### The request
Set down the material below in full, matching it exactly.

### Information shown
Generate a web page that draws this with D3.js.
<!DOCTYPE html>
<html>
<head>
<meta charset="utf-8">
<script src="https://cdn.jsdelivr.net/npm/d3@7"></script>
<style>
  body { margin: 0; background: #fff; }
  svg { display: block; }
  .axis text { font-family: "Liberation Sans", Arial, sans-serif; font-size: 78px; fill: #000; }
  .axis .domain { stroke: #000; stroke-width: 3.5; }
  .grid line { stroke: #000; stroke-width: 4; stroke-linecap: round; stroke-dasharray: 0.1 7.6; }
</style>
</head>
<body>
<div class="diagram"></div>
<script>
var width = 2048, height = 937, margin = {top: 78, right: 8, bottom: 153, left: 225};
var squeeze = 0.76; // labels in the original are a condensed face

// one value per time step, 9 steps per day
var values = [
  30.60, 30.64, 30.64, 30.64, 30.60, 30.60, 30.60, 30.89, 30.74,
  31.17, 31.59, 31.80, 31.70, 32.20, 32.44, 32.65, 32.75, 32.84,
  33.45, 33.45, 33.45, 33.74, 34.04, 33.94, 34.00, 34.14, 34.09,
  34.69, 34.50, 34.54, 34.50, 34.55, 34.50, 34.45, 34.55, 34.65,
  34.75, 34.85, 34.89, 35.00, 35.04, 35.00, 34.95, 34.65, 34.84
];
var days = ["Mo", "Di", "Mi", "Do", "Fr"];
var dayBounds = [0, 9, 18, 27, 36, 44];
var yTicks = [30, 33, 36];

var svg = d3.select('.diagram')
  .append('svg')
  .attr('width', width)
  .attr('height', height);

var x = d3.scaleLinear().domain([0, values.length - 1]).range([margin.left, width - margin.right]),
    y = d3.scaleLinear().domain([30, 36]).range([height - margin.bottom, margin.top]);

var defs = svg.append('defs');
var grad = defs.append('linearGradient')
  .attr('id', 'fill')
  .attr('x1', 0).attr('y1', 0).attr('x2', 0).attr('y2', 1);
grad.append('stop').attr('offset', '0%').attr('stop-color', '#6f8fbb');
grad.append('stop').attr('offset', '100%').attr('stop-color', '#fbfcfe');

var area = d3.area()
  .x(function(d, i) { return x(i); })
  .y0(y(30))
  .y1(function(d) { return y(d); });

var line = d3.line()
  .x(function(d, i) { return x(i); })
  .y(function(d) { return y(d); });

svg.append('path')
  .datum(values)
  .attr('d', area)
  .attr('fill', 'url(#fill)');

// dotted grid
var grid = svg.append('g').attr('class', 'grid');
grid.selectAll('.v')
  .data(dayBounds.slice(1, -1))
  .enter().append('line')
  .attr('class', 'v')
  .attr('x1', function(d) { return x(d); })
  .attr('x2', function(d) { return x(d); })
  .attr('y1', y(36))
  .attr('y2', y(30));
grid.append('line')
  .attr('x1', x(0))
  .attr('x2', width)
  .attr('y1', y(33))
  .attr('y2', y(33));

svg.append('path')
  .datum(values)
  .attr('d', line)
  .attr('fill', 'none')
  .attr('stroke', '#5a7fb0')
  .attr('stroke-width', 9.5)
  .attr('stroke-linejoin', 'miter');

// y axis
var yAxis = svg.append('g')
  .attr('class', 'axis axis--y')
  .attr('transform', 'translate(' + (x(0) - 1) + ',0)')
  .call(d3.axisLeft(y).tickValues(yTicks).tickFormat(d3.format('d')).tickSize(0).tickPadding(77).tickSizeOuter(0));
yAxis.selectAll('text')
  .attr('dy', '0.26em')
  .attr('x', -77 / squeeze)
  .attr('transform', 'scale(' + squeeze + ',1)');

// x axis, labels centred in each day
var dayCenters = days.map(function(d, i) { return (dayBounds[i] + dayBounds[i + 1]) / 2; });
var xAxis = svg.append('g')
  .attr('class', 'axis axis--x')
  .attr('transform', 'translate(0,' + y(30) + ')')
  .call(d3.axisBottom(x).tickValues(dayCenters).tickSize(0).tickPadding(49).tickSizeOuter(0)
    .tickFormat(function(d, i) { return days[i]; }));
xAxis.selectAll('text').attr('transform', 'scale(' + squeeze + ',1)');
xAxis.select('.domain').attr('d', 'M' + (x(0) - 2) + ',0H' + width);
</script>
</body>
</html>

### Correct response
Generate a web page that draws this with D3.js.
<!DOCTYPE html>
<html>
<head>
<meta charset="utf-8">
<script src="https://cdn.jsdelivr.net/npm/d3@7"></script>
<style>
  body { margin: 0; background: #fff; }
  svg { display: block; }
  .axis text { font-family: "Liberation Sans", Arial, sans-serif; font-size: 78px; fill: #000; }
  .axis .domain { stroke: #000; stroke-width: 3.5; }
  .grid line { stroke: #000; stroke-width: 4; stroke-linecap: round; stroke-dasharray: 0.1 7.6; }
</style>
</head>
<body>
<div class="diagram"></div>
<script>
var width = 2048, height = 937, margin = {top: 78, right: 8, bottom: 153, left: 225};
var squeeze = 0.76; // labels in the original are a condensed face

// one value per time step, 9 steps per day
var values = [
  30.60, 30.64, 30.64, 30.64, 30.60, 30.60, 30.60, 30.89, 30.74,
  31.17, 31.59, 31.80, 31.70, 32.20, 32.44, 32.65, 32.75, 32.84,
  33.45, 33.45, 33.45, 33.74, 34.04, 33.94, 34.00, 34.14, 34.09,
  34.69, 34.50, 34.54, 34.50, 34.55, 34.50, 34.45, 34.55, 34.65,
  34.75, 34.85, 34.89, 35.00, 35.04, 35.00, 34.95, 34.65, 34.84
];
var days = ["Mo", "Di", "Mi", "Do", "Fr"];
var dayBounds = [0, 9, 18, 27, 36, 44];
var yTicks = [30, 33, 36];

var svg = d3.select('.diagram')
  .append('svg')
  .attr('width', width)
  .attr('height', height);

var x = d3.scaleLinear().domain([0, values.length - 1]).range([margin.left, width - margin.right]),
    y = d3.scaleLinear().domain([30, 36]).range([height - margin.bottom, margin.top]);

var defs = svg.append('defs');
var grad = defs.append('linearGradient')
  .attr('id', 'fill')
  .attr('x1', 0).attr('y1', 0).attr('x2', 0).attr('y2', 1);
grad.append('stop').attr('offset', '0%').attr('stop-color', '#6f8fbb');
grad.append('stop').attr('offset', '100%').attr('stop-color', '#fbfcfe');

var area = d3.area()
  .x(function(d, i) { return x(i); })
  .y0(y(30))
  .y1(function(d) { return y(d); });

var line = d3.line()
  .x(function(d, i) { return x(i); })
  .y(function(d) { return y(d); });

svg.append('path')
  .datum(values)
  .attr('d', area)
  .attr('fill', 'url(#fill)');

// dotted grid
var grid = svg.append('g').attr('class', 'grid');
grid.selectAll('.v')
  .data(dayBounds.slice(1, -1))
  .enter().append('line')
  .attr('class', 'v')
  .attr('x1', function(d) { return x(d); })
  .attr('x2', function(d) { return x(d); })
  .attr('y1', y(36))
  .attr('y2', y(30));
grid.append('line')
  .attr('x1', x(0))
  .attr('x2', width)
  .attr('y1', y(33))
  .attr('y2', y(33));

svg.append('path')
  .datum(values)
  .attr('d', line)
  .attr('fill', 'none')
  .attr('stroke', '#5a7fb0')
  .attr('stroke-width', 9.5)
  .attr('stroke-linejoin', 'miter');

// y axis
var yAxis = svg.append('g')
  .attr('class', 'axis axis--y')
  .attr('transform', 'translate(' + (x(0) - 1) + ',0)')
  .call(d3.axisLeft(y).tickValues(yTicks).tickFormat(d3.format('d')).tickSize(0).tickPadding(77).tickSizeOuter(0));
yAxis.selectAll('text')
  .attr('dy', '0.26em')
  .attr('x', -77 / squeeze)
  .attr('transform', 'scale(' + squeeze + ',1)');

// x axis, labels centred in each day
var dayCenters = days.map(function(d, i) { return (dayBounds[i] + dayBounds[i + 1]) / 2; });
var xAxis = svg.append('g')
  .attr('class', 'axis axis--x')
  .attr('transform', 'translate(0,' + y(30) + ')')
  .call(d3.axisBottom(x).tickValues(dayCenters).tickSize(0).tickPadding(49).tickSizeOuter(0)
    .tickFormat(function(d, i) { return days[i]; }));
xAxis.selectAll('text').attr('transform', 'scale(' + squeeze + ',1)');
xAxis.select('.domain').attr('d', 'M' + (x(0) - 2) + ',0H' + width);
</script>
</body>
</html>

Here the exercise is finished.